Black, white, and Hispanic Americans see the police differently. They differ about police efficacy, impartiality, honesty, empathy, tactics, and accountability. Their views may vary in part because Hispanic, black, and white Americans report considerably different personal and vicarious experiences with police officers. For instance, some groups are more likely to report verbal or physical abuse from officers. Taken together, these disparate perceptions and reported experiences form a deep divide in favorability toward law enforcement.

However, many overlook agreement among these groups. Americans across race and ethnicity agree on what policing should be and on which reforms should be adopted.

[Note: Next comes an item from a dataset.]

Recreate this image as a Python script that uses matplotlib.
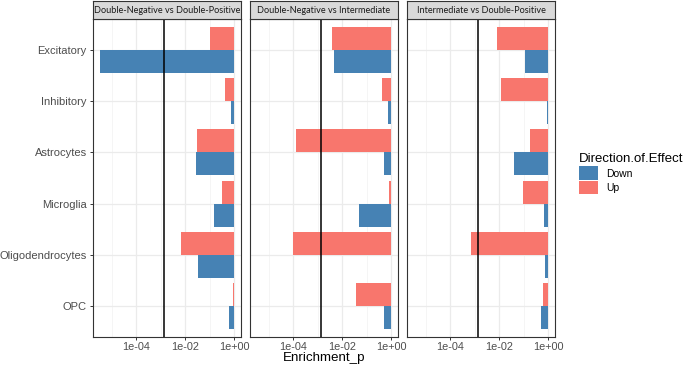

Blacks, whites, and Hispanics all agree on the top priorities for law enforcement, maintaining current levels of policing presence in their communities, and the danger inherent in police work. Majorities of Hispanic, white, and black Americans also support a variety of police reforms: more training, body cameras, warnings to citizens about stops and searches, and independent investigations of alleged police misconduct. Similarly, majorities oppose a variety of possible police practices: racial profiling, routine use of military weapons and armored vehicles, pretextual vehicle stops to search for drugs without a warrant, seizing personal and private property before a person is convicted of a crime (civil asset forfeiture), and officers swearing at citizens. Majorities also support decriminalizing drug offenses from felony to civil charges, a change that might improve interactions between police and citizens.

Americans may consider police reforms without perceiving all possible problems and systemic biases in policing. Reformers need not insist that others agree with, and adopt their perceptions of policing today. Instead, by acknowledging concerns and emphasizing shared beliefs about what policing ought to be, reformers can forge a consensus to improve policies on behalf of officers, citizens, and the larger community.